Leave out the pictures; transcribe all else exactly.

**RECORDED INFORMATION**
begin

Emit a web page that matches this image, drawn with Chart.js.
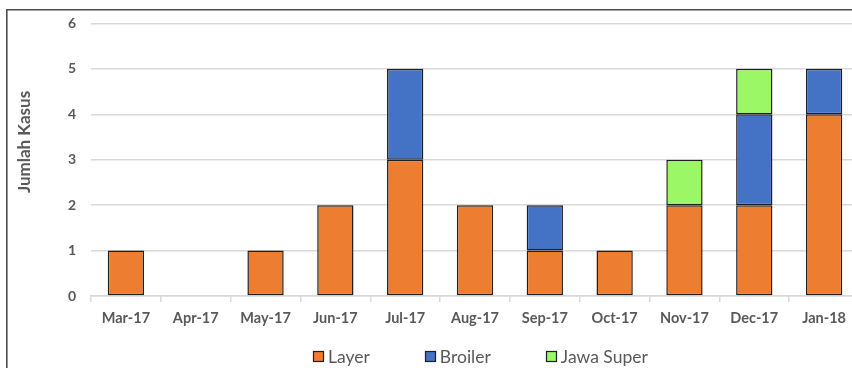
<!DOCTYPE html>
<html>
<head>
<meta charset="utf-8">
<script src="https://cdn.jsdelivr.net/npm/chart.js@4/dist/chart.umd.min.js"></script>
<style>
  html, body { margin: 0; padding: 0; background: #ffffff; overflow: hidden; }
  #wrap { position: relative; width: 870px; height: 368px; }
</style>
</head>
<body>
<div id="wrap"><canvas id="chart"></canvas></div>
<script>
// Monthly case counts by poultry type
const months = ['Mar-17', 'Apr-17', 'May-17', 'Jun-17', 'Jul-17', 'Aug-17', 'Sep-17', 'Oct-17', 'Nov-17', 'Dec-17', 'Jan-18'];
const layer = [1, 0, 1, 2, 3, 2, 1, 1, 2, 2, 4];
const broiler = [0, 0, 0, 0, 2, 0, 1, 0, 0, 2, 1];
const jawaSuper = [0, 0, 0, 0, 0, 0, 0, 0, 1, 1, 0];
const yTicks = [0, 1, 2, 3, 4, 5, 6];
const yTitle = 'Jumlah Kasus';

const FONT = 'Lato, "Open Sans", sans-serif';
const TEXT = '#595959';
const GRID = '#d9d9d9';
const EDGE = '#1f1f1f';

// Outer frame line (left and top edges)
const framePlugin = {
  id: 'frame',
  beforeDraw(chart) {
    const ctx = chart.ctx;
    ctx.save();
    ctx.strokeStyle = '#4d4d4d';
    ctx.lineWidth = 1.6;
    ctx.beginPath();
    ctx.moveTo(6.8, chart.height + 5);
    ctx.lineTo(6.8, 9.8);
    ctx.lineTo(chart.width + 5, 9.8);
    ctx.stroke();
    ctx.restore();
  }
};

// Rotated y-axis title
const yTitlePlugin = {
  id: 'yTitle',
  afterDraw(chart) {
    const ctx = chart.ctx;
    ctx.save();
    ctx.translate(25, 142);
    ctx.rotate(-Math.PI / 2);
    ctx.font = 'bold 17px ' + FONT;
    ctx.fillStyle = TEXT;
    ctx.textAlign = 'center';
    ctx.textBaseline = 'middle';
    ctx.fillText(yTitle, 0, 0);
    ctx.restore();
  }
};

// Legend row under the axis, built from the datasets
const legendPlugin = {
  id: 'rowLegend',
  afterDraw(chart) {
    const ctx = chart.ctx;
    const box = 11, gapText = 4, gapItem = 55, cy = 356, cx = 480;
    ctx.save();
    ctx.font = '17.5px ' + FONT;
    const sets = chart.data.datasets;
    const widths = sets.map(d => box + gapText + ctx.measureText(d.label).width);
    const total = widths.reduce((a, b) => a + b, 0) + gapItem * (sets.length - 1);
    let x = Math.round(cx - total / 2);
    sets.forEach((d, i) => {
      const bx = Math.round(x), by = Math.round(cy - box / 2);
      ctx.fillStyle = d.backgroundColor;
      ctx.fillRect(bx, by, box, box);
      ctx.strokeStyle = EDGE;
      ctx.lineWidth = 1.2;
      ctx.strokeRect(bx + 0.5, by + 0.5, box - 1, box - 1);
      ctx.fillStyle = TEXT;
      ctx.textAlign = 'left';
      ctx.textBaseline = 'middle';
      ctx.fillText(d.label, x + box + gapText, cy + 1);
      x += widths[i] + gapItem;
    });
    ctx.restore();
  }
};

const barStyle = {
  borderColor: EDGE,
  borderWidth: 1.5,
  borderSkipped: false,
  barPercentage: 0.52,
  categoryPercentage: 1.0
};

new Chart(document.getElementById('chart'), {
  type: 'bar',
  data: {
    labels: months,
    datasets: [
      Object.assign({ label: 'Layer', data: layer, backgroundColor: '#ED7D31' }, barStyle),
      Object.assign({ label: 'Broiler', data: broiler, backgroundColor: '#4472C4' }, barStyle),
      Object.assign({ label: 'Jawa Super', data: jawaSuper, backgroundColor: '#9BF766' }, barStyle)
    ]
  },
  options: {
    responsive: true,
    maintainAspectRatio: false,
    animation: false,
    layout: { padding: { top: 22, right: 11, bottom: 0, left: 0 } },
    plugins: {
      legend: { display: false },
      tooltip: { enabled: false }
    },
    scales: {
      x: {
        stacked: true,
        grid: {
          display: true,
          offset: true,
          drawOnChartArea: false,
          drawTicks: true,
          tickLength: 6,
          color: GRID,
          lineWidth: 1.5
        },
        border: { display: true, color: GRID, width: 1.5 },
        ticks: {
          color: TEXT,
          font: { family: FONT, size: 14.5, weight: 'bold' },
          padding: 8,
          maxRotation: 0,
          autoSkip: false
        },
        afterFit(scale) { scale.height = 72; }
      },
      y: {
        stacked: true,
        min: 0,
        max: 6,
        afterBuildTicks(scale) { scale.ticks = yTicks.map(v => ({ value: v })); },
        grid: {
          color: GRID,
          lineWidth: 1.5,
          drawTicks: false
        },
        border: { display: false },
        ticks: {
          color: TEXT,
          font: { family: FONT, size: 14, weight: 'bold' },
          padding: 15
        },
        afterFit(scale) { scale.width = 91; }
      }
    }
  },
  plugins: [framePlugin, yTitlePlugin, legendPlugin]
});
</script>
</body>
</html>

end

**FINAL RESULT**
Emit a web page that matches this image, drawn with Chart.js.
<!DOCTYPE html>
<html>
<head>
<meta charset="utf-8">
<script src="https://cdn.jsdelivr.net/npm/chart.js@4/dist/chart.umd.min.js"></script>
<style>
  html, body { margin: 0; padding: 0; background: #ffffff; overflow: hidden; }
  #wrap { position: relative; width: 870px; height: 368px; }
</style>
</head>
<body>
<div id="wrap"><canvas id="chart"></canvas></div>
<script>
// Monthly case counts by poultry type
const months = ['Mar-17', 'Apr-17', 'May-17', 'Jun-17', 'Jul-17', 'Aug-17', 'Sep-17', 'Oct-17', 'Nov-17', 'Dec-17', 'Jan-18'];
const layer = [1, 0, 1, 2, 3, 2, 1, 1, 2, 2, 4];
const broiler = [0, 0, 0, 0, 2, 0, 1, 0, 0, 2, 1];
const jawaSuper = [0, 0, 0, 0, 0, 0, 0, 0, 1, 1, 0];
const yTicks = [0, 1, 2, 3, 4, 5, 6];
const yTitle = 'Jumlah Kasus';

const FONT = 'Lato, "Open Sans", sans-serif';
const TEXT = '#595959';
const GRID = '#d9d9d9';
const EDGE = '#1f1f1f';

// Outer frame line (left and top edges)
const framePlugin = {
  id: 'frame',
  beforeDraw(chart) {
    const ctx = chart.ctx;
    ctx.save();
    ctx.strokeStyle = '#4d4d4d';
    ctx.lineWidth = 1.6;
    ctx.beginPath();
    ctx.moveTo(6.8, chart.height + 5);
    ctx.lineTo(6.8, 9.8);
    ctx.lineTo(chart.width + 5, 9.8);
    ctx.stroke();
    ctx.restore();
  }
};

// Rotated y-axis title
const yTitlePlugin = {
  id: 'yTitle',
  afterDraw(chart) {
    const ctx = chart.ctx;
    ctx.save();
    ctx.translate(25, 142);
    ctx.rotate(-Math.PI / 2);
    ctx.font = 'bold 17px ' + FONT;
    ctx.fillStyle = TEXT;
    ctx.textAlign = 'center';
    ctx.textBaseline = 'middle';
    ctx.fillText(yTitle, 0, 0);
    ctx.restore();
  }
};

// Legend row under the axis, built from the datasets
const legendPlugin = {
  id: 'rowLegend',
  afterDraw(chart) {
    const ctx = chart.ctx;
    const box = 11, gapText = 4, gapItem = 55, cy = 356, cx = 480;
    ctx.save();
    ctx.font = '17.5px ' + FONT;
    const sets = chart.data.datasets;
    const widths = sets.map(d => box + gapText + ctx.measureText(d.label).width);
    const total = widths.reduce((a, b) => a + b, 0) + gapItem * (sets.length - 1);
    let x = Math.round(cx - total / 2);
    sets.forEach((d, i) => {
      const bx = Math.round(x), by = Math.round(cy - box / 2);
      ctx.fillStyle = d.backgroundColor;
      ctx.fillRect(bx, by, box, box);
      ctx.strokeStyle = EDGE;
      ctx.lineWidth = 1.2;
      ctx.strokeRect(bx + 0.5, by + 0.5, box - 1, box - 1);
      ctx.fillStyle = TEXT;
      ctx.textAlign = 'left';
      ctx.textBaseline = 'middle';
      ctx.fillText(d.label, x + box + gapText, cy + 1);
      x += widths[i] + gapItem;
    });
    ctx.restore();
  }
};

const barStyle = {
  borderColor: EDGE,
  borderWidth: 1.5,
  borderSkipped: false,
  barPercentage: 0.52,
  categoryPercentage: 1.0
};

new Chart(document.getElementById('chart'), {
  type: 'bar',
  data: {
    labels: months,
    datasets: [
      Object.assign({ label: 'Layer', data: layer, backgroundColor: '#ED7D31' }, barStyle),
      Object.assign({ label: 'Broiler', data: broiler, backgroundColor: '#4472C4' }, barStyle),
      Object.assign({ label: 'Jawa Super', data: jawaSuper, backgroundColor: '#9BF766' }, barStyle)
    ]
  },
  options: {
    responsive: true,
    maintainAspectRatio: false,
    animation: false,
    layout: { padding: { top: 22, right: 11, bottom: 0, left: 0 } },
    plugins: {
      legend: { display: false },
      tooltip: { enabled: false }
    },
    scales: {
      x: {
        stacked: true,
        grid: {
          display: true,
          offset: true,
          drawOnChartArea: false,
          drawTicks: true,
          tickLength: 6,
          color: GRID,
          lineWidth: 1.5
        },
        border: { display: true, color: GRID, width: 1.5 },
        ticks: {
          color: TEXT,
          font: { family: FONT, size: 14.5, weight: 'bold' },
          padding: 8,
          maxRotation: 0,
          autoSkip: false
        },
        afterFit(scale) { scale.height = 72; }
      },
      y: {
        stacked: true,
        min: 0,
        max: 6,
        afterBuildTicks(scale) { scale.ticks = yTicks.map(v => ({ value: v })); },
        grid: {
          color: GRID,
          lineWidth: 1.5,
          drawTicks: false
        },
        border: { display: false },
        ticks: {
          color: TEXT,
          font: { family: FONT, size: 14, weight: 'bold' },
          padding: 15
        },
        afterFit(scale) { scale.width = 91; }
      }
    }
  },
  plugins: [framePlugin, yTitlePlugin, legendPlugin]
});
</script>
</body>
</html>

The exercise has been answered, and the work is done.